United States District Court, C.D. Illinois, Springfield Division

September 26, 2014

UNITED STATES OF AMERICA, Plaintiff,
v.
HERBERTO PULGAR, Defendant.

OPINION

SUE E. MYERSCOUGH, District Judge.

Before the Court is Defendant Herberto Pulgar's Renewed Motion for Judgment of Acquittal and Motion for New Trial (d/e 109). That motion is DENIED. Sufficient evidence was presented at trial to find that Pulgar was in a conspiracy to distribute cocaine, this Court properly denied Pulgar's motion to suppress, and this Court properly instructed the jury regarding aiding and abetting.

I. BACKGROUND

On April 10, 2013, Pulgar was indicted for conspiracy to distribute 5 kilograms or more of mixtures containing a detectable amount of cocaine in violation of 21 U.S.C. § 841(a)(1) and (b)(1)(A) and for distributing 500 grams or more of mixtures containing a detectable amount of cocaine in violation of 21 U.S.C. § 841(a)(1) and (b)(1)(B).

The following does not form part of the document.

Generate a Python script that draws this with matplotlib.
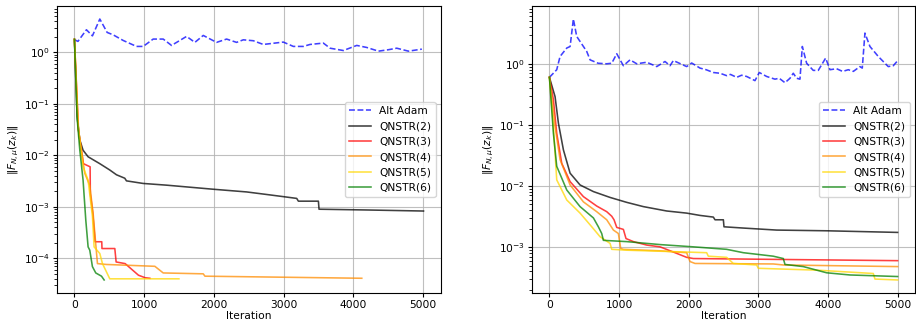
import matplotlib
matplotlib.use("Agg")
import matplotlib.pyplot as plt

plt.rcParams['font.size'] = 7.7

# ---------------- Left panel data ----------------
L_adam_x = [0, 50, 172, 258, 364, 469, 555, 699, 890, 986, 1129, 1273, 1392, 1608, 1727, 1847,
            2038, 2182, 2325, 2421, 2565, 2708, 2995, 3139, 3282, 3378, 3569, 3665, 3856, 4048,
            4191, 4359, 4502, 4621, 4789, 4981]
L_adam_y = [1.77, 1.64, 2.76, 2.1, 4.46, 2.45, 2.2, 1.71, 1.31, 1.31, 1.82, 1.82, 1.37, 2.05, 1.57, 2.14,
            1.57, 1.82, 1.57, 1.76, 1.69, 1.43, 1.59, 1.31, 1.31, 1.43, 1.52, 1.21, 1.09, 1.37,
            1.25, 1.06, 1.13, 1.21, 1.06, 1.16]

L_q2_x = [0, 38, 77, 124, 196, 364, 507, 603, 722, 746, 986, 1321, 1990, 2469, 2756, 2995, 3187, 3211,
          3498, 3507, 4191, 5005]
L_q2_y = [1.8, 0.057, 0.02, 0.0126, 0.0094, 0.0069, 0.0052, 0.0042, 0.0036, 0.0032, 0.00285, 0.00264,
          0.0022, 0.00195, 0.00174, 0.00158, 0.00146, 0.00129, 0.00129, 0.0009, 0.00087, 0.00083]

L_q3_x = [0, 57, 129, 225, 228, 263, 297, 392, 395, 579, 598, 727, 918, 1014, 1081]
L_q3_y = [1.8, 0.031, 0.0069, 0.006, 0.0018, 0.00075, 2.1e-4, 2.1e-4, 1.55e-4, 1.55e-4, 8.5e-5,
          7.9e-5, 4.7e-5, 4.2e-5, 4.1e-5]

L_q4_x = [0, 60, 148, 220, 268, 292, 330, 459, 1153, 1273, 1847, 1871, 4120]
L_q4_y = [1.8, 0.03, 0.0045, 0.0026, 7.5e-4, 3.1e-4, 7.9e-5, 7.6e-5, 7.0e-5, 5.2e-5, 5.0e-5, 4.5e-5, 4.1e-5]

L_q5_x = [0, 50, 124, 196, 258, 282, 364, 402, 507, 1498]
L_q5_y = [1.8, 0.04, 0.006, 0.0033, 6.5e-4, 1.67e-4, 1.24e-4, 7.9e-5, 4.0e-5, 4.0e-5]

L_q6_x = [0, 40, 77, 124, 163, 196, 220, 258, 306, 388, 426]
L_q6_y = [1.8, 0.05, 0.0127, 0.0033, 5.5e-4, 1.67e-4, 1.44e-4, 6.9e-5, 5.2e-5, 4.5e-5, 3.8e-5]

# ---------------- Right panel data ----------------
R_adam_x = [0, 105, 153, 249, 297, 344, 392, 488, 536, 584, 700, 823, 895, 967, 1062, 1158, 1254, 1397,
            1541, 1660, 1732, 1780, 1971, 2043, 2163, 2250, 2354, 2450, 2545, 2600, 2689, 2760, 2833,
            2952, 3014, 3120, 3239, 3300, 3383, 3455, 3502, 3550, 3598, 3632, 3694, 3789, 3861, 3967,
            4029, 4124, 4211, 4292, 4364, 4459, 4493, 4531, 4603, 4722, 4866, 4938, 5000]
R_adam_y = [0.60, 0.80, 1.32, 1.81, 1.92, 5.4, 2.8, 1.92, 1.59, 1.16, 1.02, 1.0, 1.02, 1.46, 0.93, 1.16,
            1.0, 1.06, 0.90, 1.09, 0.93, 1.13, 0.90, 1.03, 0.85, 0.80, 0.72, 0.70, 0.64, 0.67, 0.60, 0.65,
            0.62, 0.53, 0.72, 0.62, 0.56, 0.58, 0.49, 0.58, 0.70, 0.58, 0.56, 1.92, 1.02, 0.78, 0.78,
            1.24, 0.80, 0.83, 0.75, 0.80, 0.75, 0.90, 0.85, 3.18, 1.92, 1.32, 0.90, 0.93, 1.12]

R_q2_x = [0, 81, 129, 201, 297, 440, 632, 871, 1110, 1349, 1684, 1971, 2163, 2354, 2378, 2498, 2507,
          2785, 3263, 3981, 5000]
R_q2_y = [0.6, 0.29, 0.107, 0.039, 0.0162, 0.0104, 0.0081, 0.0065, 0.0054, 0.0046, 0.0039, 0.0036,
          0.0033, 0.0031, 0.0028, 0.0028, 0.00215, 0.00205, 0.0019, 0.00185, 0.00174]

R_q3_x = [0, 57, 105, 177, 297, 488, 679, 823, 895, 928, 967, 1062, 1100, 1206, 1397, 1589, 1780,
          1971, 2067, 5000]
R_q3_y = [0.6, 0.26, 0.073, 0.0235, 0.0118, 0.0067, 0.0047, 0.0038, 0.0032, 0.0028, 0.0021, 0.00195,
          0.00138, 0.00123, 0.00108, 0.00101, 0.00083, 0.00068, 0.00065, 0.00060]

R_q4_x = [0, 81, 153, 297, 488, 679, 823, 919, 990, 1024, 1062, 1589, 1971, 2019, 2091, 3215, 3359, 5000]
R_q4_y = [0.6, 0.094, 0.027, 0.0104, 0.0055, 0.0038, 0.0028, 0.0019, 0.00167, 0.00095, 0.00092,
          0.00087, 0.00081, 0.00058, 0.00054, 0.00053, 0.00051, 0.00048]

R_q5_x = [0, 57, 105, 249, 440, 608, 727, 871, 895, 1110, 1971, 2258, 2282, 2545, 2641, 2976, 3000,
          3837, 4651, 4675, 5000]
R_q5_y = [0.6, 0.094, 0.0126, 0.0059, 0.0036, 0.00215, 0.00148, 0.00115, 0.00092, 0.00089, 0.00083,
          0.00081, 0.00071, 0.00068, 0.00054, 0.00051, 0.00045, 0.00042, 0.00037, 0.00030, 0.00029]

R_q6_x = [0, 57, 105, 249, 440, 632, 703, 751, 775, 1110, 1589, 2067, 2545, 2785, 3215, 3359, 3383,
          3646, 3981, 4316, 5000]
R_q6_y = [0.6, 0.073, 0.021, 0.0086, 0.0046, 0.0030, 0.00215, 0.00167, 0.00129, 0.00123, 0.0011,
          0.00101, 0.00092, 0.00081, 0.00071, 0.00065, 0.00052, 0.00048, 0.00038, 0.00035, 0.00033]

labels = ['Alt Adam', 'QNSTR(2)', 'QNSTR(3)', 'QNSTR(4)', 'QNSTR(5)', 'QNSTR(6)']
colors = ['blue', 'black', 'red', 'darkorange', 'gold', 'green']

fig = plt.figure(figsize=(9.16, 3.29), dpi=100)
ax1 = fig.add_axes([0.0622, 0.1094, 0.4192, 0.8724])
ax2 = fig.add_axes([0.5808, 0.1094, 0.4181, 0.8724])

left_series = [(L_adam_x, L_adam_y), (L_q2_x, L_q2_y), (L_q3_x, L_q3_y),
               (L_q4_x, L_q4_y), (L_q5_x, L_q5_y), (L_q6_x, L_q6_y)]
right_series = [(R_adam_x, R_adam_y), (R_q2_x, R_q2_y), (R_q3_x, R_q3_y),
                (R_q4_x, R_q4_y), (R_q5_x, R_q5_y), (R_q6_x, R_q6_y)]

for ax, series in [(ax1, left_series), (ax2, right_series)]:
    for i, ((x, y), lab, c) in enumerate(zip(series, labels, colors)):
        ls = '--' if i == 0 else '-'
        ax.plot(x, y, ls, color=c, label=lab, lw=1.15, alpha=0.75)
    ax.set_yscale('log')
    ax.grid(True, color='#b0b0b0', lw=0.8, alpha=0.8)
    ax.set_xlabel('Iteration', labelpad=1)
    ax.set_ylabel(r'$\|F_{N,\mu}(z_k)\|$', labelpad=2)
    ax.set_xticks([0, 1000, 2000, 3000, 4000, 5000])
    ax.legend(loc='center right', fontsize=7.7)
    ax.tick_params(length=3, pad=2)

fig.savefig('out.png', dpi=100)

Before his trial, Pulgar filed a motion to suppress statements he made to law enforcement officers after remarking that he would like to call his attorney. See Motion to Suppress Statements, d/e 55.[1] At a pretrial conference on November 8, 2013, the Court orally denied the motion. The Court later issued a written opinion further explaining that Pulgar had not unambiguously invoked his right to counsel, so the statements that he made after asking to call his attorney did not need to be suppressed. See Opinion of December 5, 2013, d/e 102.

During a later pretrial conference, Pulgar objected to the Government's proposed jury instruction regarding aiding and abetting. Pulgar later renewed this objection during the jury instruction conference. The Court ultimately overruled Pulgar's objections, and the instruction was given to the jury. See Jury Instructions, d/e 98 at 28.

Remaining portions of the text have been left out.